Samhain 2010

Die dunkelste Jahreszeit ist für mich nicht rund um das Julfest, sondern Samhain. Das Laub fällt, es regnet und nebelt, die Bäume heben sich schwarz vom grauen Himmel ab, wenn es dämmert. Zu Jul ist dann oftmals Schnee und die Mondin durchläuft ihre höchste Bahn im Jahreslauf. Auch die Gefühlswelt betreffend ist Samhain am Dunkelsten, es geht schließlich um Tod, Trauer, Loslassen und Transformation, ehe mit der schmalen Sichel des Neuen Mondes auch das Neue Jahr beginnen kann. Erst wenn ich ganz unten am Talboden angekommen bin, kann es wieder bergauf gehen. Das ist für mich Neujahr. Das aufgesetzte Fröhlichsein mitten in den Raunächten, was sich Silvester nennt, ist schon seit Jahren ein Horror für mich, in dem ich mich einfach nur verkriechen möchte, bis diese ganze Ballerei ein Ende hat und die stinkenden Rauchschwaden verbrannten Feuerwerks sich verzogen haben. Es ist völlig in Ordnung, wenn den anderen das Spaß macht, mir eben nicht.

Dieses Jahr war Samhain mehr als ausgiebig Thema bei mir. Angefangen von der Göttin in Deutschland, wo wir schon vorgezogen feierten, über eine merkwürdige Veranstaltung an einem dunklen Weiher, bei der man angeblich Lichter sehen konnte (ich habe nur die Spiegelung unserer Kerzen gesehen, vielleicht war es ja das?) bis hin zum stillen Kartenlegen für das kommende Jahr und einer kombinierten Geburtstagsfeier an einem See habe ich glaub ich noch nie so intensiv Samhain erlebt. Kein Wunder also, wenn sämtliche dunklen Seiten hervortreten aus den Schatten und Tiefen meiner Seele. Nennt sich dann wohl Herbstdepression.

Das Highlight war sicherlich das Kartenlegen in meinem Zimmer, nachdem ich ein Altarbild gemalt hatte und meine Ecke neu gestaltet hatte. Das Jahr dürfte laut meinen Karten, die sich in den letzten Jahren nie getäuscht hatten, spannend und mühsam werden. Harte Arbeit also an mir selbst.

Das zweite Highlight war unser Frauentreffen am kleinen Waldsee. Hier unten im großen Becken steigen die Nebel schon bei Sonnenuntergang empor, so dass man nie Sterne sehen kann (für eine Sternenelfe absolut das letzte, was sie gebrauchen kann). Am See, der weiter oberhalb des Wörthersees liegt, brauchen die Nebel länger. Ich war als erste von uns am Parkplatz, lag im Kofferraum des geräumigen Autos und sah in die Sterne. Das Band der Milchstraße zog sich quer über den Himmel und es blinkte und winkte nur so herab, während die Fichten sich im leichten Abendwind wiegten.

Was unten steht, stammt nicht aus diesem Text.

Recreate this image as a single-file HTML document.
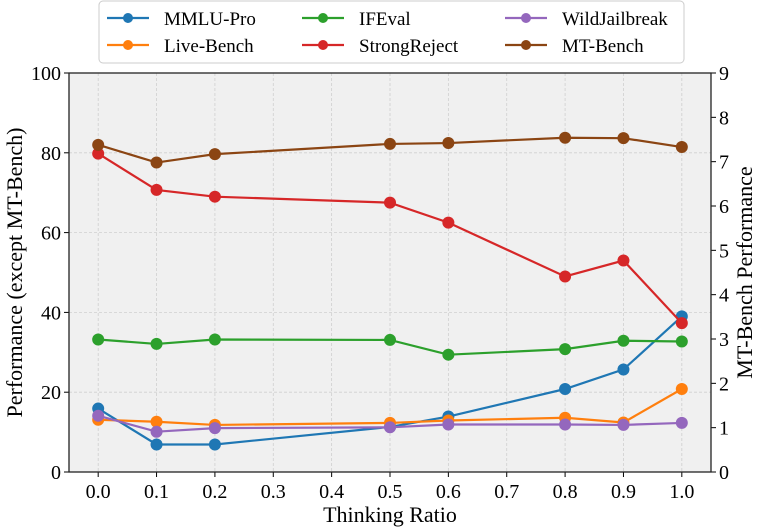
<!DOCTYPE html>
<html><head><meta charset="utf-8"><style>
body{margin:0;background:#fff;}
svg{display:block;font-family:"Liberation Serif",serif;}
</style></head><body>
<svg id="chart" width="757" height="527"></svg>
<script>
const xs=[0,0.1,0.2,0.5,0.6,0.8,0.9,1.0];
const mmlu=[15.9,6.9,6.9,11.3,13.9,20.8,25.7,39.0];
const live=[13.1,12.6,11.8,12.3,12.9,13.6,12.4,20.8];
const ifeval=[33.2,32.1,33.2,33.1,29.4,30.8,32.9,32.7];
const strong=[79.8,70.7,69.0,67.5,62.5,49.0,53.0,37.3];
const wild=[14.1,10.1,11.0,11.2,11.9,11.9,11.8,12.3];
const mtbench=[7.38,6.98,7.17,7.40,7.42,7.54,7.53,7.33];
const xTicks=[0,0.1,0.2,0.3,0.4,0.5,0.6,0.7,0.8,0.9,1.0];
const yTicks=[0,20,40,60,80,100];
const y2Ticks=[0,1,2,3,4,5,6,7,8,9];
const NS="http://www.w3.org/2000/svg";
const svg=document.getElementById('chart');
const L=69,R=711,T=73,B=472;
const X=v=>L+(v+0.05)/1.1*(R-L);
const Y=v=>B-v/100*(B-T);
const Y2=v=>B-v/9*(B-T);
function el(t,a,p){const e=document.createElementNS(NS,t);for(const k in a)e.setAttribute(k,a[k]);(p||svg).appendChild(e);return e;}
const bg=el('rect',{x:L,y:T,width:R-L,height:B-T,fill:'#f0f0f0'});


xTicks.forEach(t=>{
 const g=el('line',{x1:X(t),x2:X(t),y1:T,y2:B,stroke:'#cfcfcf','stroke-dasharray':'3,2','stroke-width':0.8});
 
 
 el('line',{x1:X(t),x2:X(t),y1:B,y2:B+5,stroke:'#000'});
 const tx=el('text',{x:X(t),y:B+26,'text-anchor':'middle','font-size':20});
 tx.textContent=t.toFixed(1);
 
 
});
yTicks.forEach(t=>{
 if(t>0&&t<100){const g=el('line',{x1:L,x2:R,y1:Y(t),y2:Y(t),stroke:'#cfcfcf','stroke-dasharray':'3,2','stroke-width':0.8});
 
 }
 el('line',{x1:L-5,x2:L,y1:Y(t),y2:Y(t),stroke:'#000'});
 const tx=el('text',{x:L-8,y:Y(t)+7,'text-anchor':'end','font-size':20});
 tx.textContent=t;
 
 
});
y2Ticks.forEach(t=>{
 el('line',{x1:R,x2:R+5,y1:Y2(t),y2:Y2(t),stroke:'#000'});
 const tx=el('text',{x:R+8,y:Y2(t)+7,'font-size':20});
 tx.textContent=t;
 
 
});
const series=[
 ['mmlu-pro',mmlu,'#1f77b4',Y],['live-bench',live,'#ff7f0e',Y],['ifeval',ifeval,'#2ca02c',Y],
 ['strongreject',strong,'#d62728',Y],['wildjailbreak',wild,'#9467bd',Y],['mt-bench',mtbench,'#8b4513',Y2]];
series.forEach(([n,d,c,fy])=>{
 const g=el('g',{});
 
 
 const p=el('polyline',{points:d.map((v,i)=>X(xs[i])+','+fy(v)).join(' '),fill:'none',stroke:c,'stroke-width':2.2},g);
 
 
 d.forEach((v,i)=>{const m=el('circle',{cx:X(xs[i]),cy:fy(v),r:6,fill:c},g);
 
 });
});
const fr=el('rect',{x:L,y:T,width:R-L,height:B-T,fill:'none',stroke:'#222','stroke-width':1.3});


const xl=el('text',{x:(L+R)/2,y:522,'text-anchor':'middle','font-size':22});
xl.textContent='Thinking Ratio';


const yl=el('text',{transform:'translate(22,'+(T+B)/2+') rotate(-90)','text-anchor':'middle','font-size':22});
yl.textContent='Performance (except MT-Bench)';


const y2l=el('text',{transform:'translate(752,'+(T+B)/2+') rotate(-90)','text-anchor':'middle','font-size':22});
y2l.textContent='MT-Bench Performance';


const lg=el('g',{});


el('rect',{x:99,y:1,width:585,height:62,rx:4,fill:'#fff',stroke:'#ccc'},lg);
const legItems=[['MMLU-Pro','#1f77b4',0,0],['Live-Bench','#ff7f0e',0,1],['IFEval','#2ca02c',1,0],['StrongReject','#d62728',1,1],['WildJailbreak','#9467bd',2,0],['MT-Bench','#8b4513',2,1]];
const colX=[107,302,505];
legItems.forEach(([n,c,ci,ri])=>{
 const g=el('g',{},lg);
 
 
 const y=18+ri*27;
 el('line',{x1:colX[ci],x2:colX[ci]+42,y1:y,y2:y,stroke:c,'stroke-width':2.2},g);
 el('circle',{cx:colX[ci]+21,cy:y,r:5,fill:c},g);
 const t=el('text',{x:colX[ci]+57,y:y+7,'font-size':19},g);
 t.textContent=n;
});
</script>
</body></html>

Wir gingen dann an eine wunderschöne Stelle am Ufer, erst zu einer Kiesbank und dann zu einer natürlichen Steinmulde, in der wir unseren Altar aufbauten. Irgendwie war ich diesmal minimalistisch gewesen und hatte nur Wasser mitgenommen, deswegen ließ ich die anderen aufbauen und setzte mich stattdessen auf die Kiesbank, um ausführlich in den Himmel zu schauen. Gerade gingen die Plejaden auf und spiegelten sich im See wie alle anderen Sterne. Das Sommerdreieck stand schon recht weit im Westen, Jupiter strahlte aus dem Süden herab. Ich lag einfach nur da und genoss, deckte mich zu mit der samtenen Sternendecke, fühlte mich umarmt von ihrem funkelnden Silberlicht.

Wir machten nun einfach, wonach uns der Sinn stand, ob das nun gemeinsames Tönen, Singen, Schreien oder Tanzen war. Wir saßen lange am Ufer, jede erzählte von einem Ahnen, zu dem sie sich an diesem Tag hingezogen fühlte. Zum ersten Mal seit dem Tod meiner Großmutter konnte ich ausdrücken, was ich für sie empfand und zum ersten Mal konnte ich auch meine gesamte Trauer ausdrücken, in dem ich dann auf der Heimfahrt laut schluchzte und heulte und weinte und mit ihr redete. Die Stimmung war passend – Nebel und kein Mensch auf der Autobahn und es lief Apocalyptica. Diese Trauer hatte Ausdruck gebraucht und endlich, an diesem Schwarzmond, an dem der Schleier zur Anderswelt besonders dünn ist, ist es mir gelungen. Danke liebe Großmutter!